BEIJING - Hello from China where I’ve just unveiled some pretty impressive numbers about this booming country. Over the next 20 years, our Current Market Outlook shows that China will need 5,000 new airplanes worth $600 billion. That’s 15 percent more airplanes than we forecasted a year ago, with a 25 percent value increase.


It was my pleasure to present the China CMO to reporters in Beijing today.

Several factors are driving this demand—but simply put, China’s economy is thriving. Personal income is on the rise and more people are traveling. As a result, airlines are offering more flights, including nonstops, to meet China’s international air travel growth. China’s mainland carriers are also expected to experience rapid international expansion over the next 20 years.
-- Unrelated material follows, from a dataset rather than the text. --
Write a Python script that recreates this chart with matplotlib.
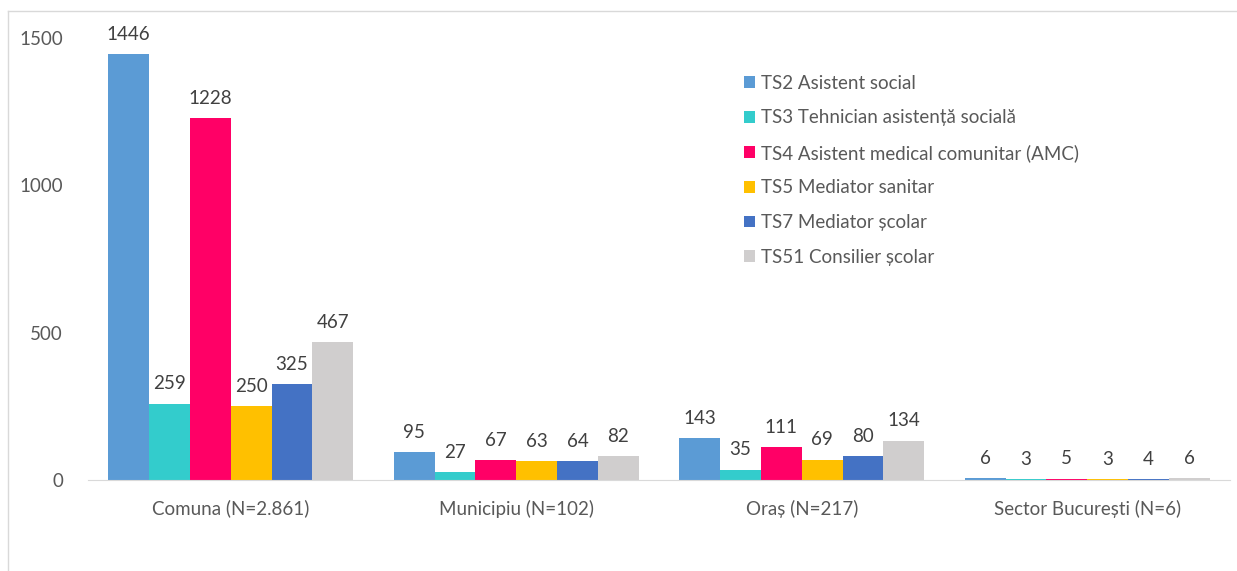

We presented the CMO in Chinese for our media friends.

To show you just how fast the aviation market is moving in China, we expect 84 percent of those new airplanes will be needed just to keep up with growth—not for replacement. The greatest demand in China will be for widebodies like the 747-8, 777 and 787. The single-aisle market will also remain strong, with total deliveries expected to hit 3,550.

We know the market in China is more competitive than ever—and it’s no longer just two players going after business. We’re also facing challenges in the single-aisle market from China’s own Comac and other new players. That’s why the new 737 MAX family is so important to our future.


The new 737 MAX.

It perfectly positions us to not only continue to deliver the most fuel-efficient and capable airplane with the lowest operating costs—but to increase our advantage.

We’ve already had a great 2011 when it comes to orders and commitments from our customers in China:

Cathay Pacific: 10 777-300ERs (order announced in March) 8 777Fs and 4 777-300ERs (order announced in August)

Hong Kong Airlines: MOU for 32 787 Dreamliners & 6 777Fs (announced in March)

Air China: Agreement for 5 747-8 Intercontinentals (announced in March)

I personally look forward to working with our great customers and friends here in China to make sure they have everything they need as they head into a very exciting future.

While I’m here over the next few days, I of course wanted to share some of my culinary adventures. While Beijing is home to some of my favorite restaurants, the street food is sometimes even better. I’ll leave you with some photos of a smorgasbord of Beijing street food—and a platter of some very tasty spicy chicken.


A feast on the streets of Beijing.


Some like it hot!

Comments (5)

James Baloun (Palo Alto, California):

No aircraft company has carried more people to more destinations over the past 78 years than Boeing. Travel leads to cultural exchange which goes a long way toward increasing the prospect of a peaceful and prosperous future in China and around the world. Keep up the good work.

Tom Ballantyne (Sydney, Australia):

Hi randy, glad to see you're enjoying China... it just gets better and better for the industry. With all this growth the MRO sector must also be licking it's lips. Cheers, TomB.

Grace Feng Hsu (Kirkland, WA, USA):

Hello Randy: Glad that you are in China now. Surprised that your presentation was in Chinese. Believe they are imprised. Also surprised that you like spicy Chinese food. Good travel!

Tim K (Ont Canada):

You know sometimes I have to wonder what you are more passionate about, planes or food. You always start off talking about Boeing, planes, CMO's etc and always finish with a thought or picture of food.

Perhaps in one journal entry you could rank your favorite restaurants that you visited in your worldly travels.

Norman (Long Beach, California, United States):

I am certainly glad that China has a strong market and an interest in Boeing aircraft. Aircraft like the 777-300ER,787 and the new 737 MAX are in strong demand as the market for new aircraft grows and the need for replacement aircraft increases.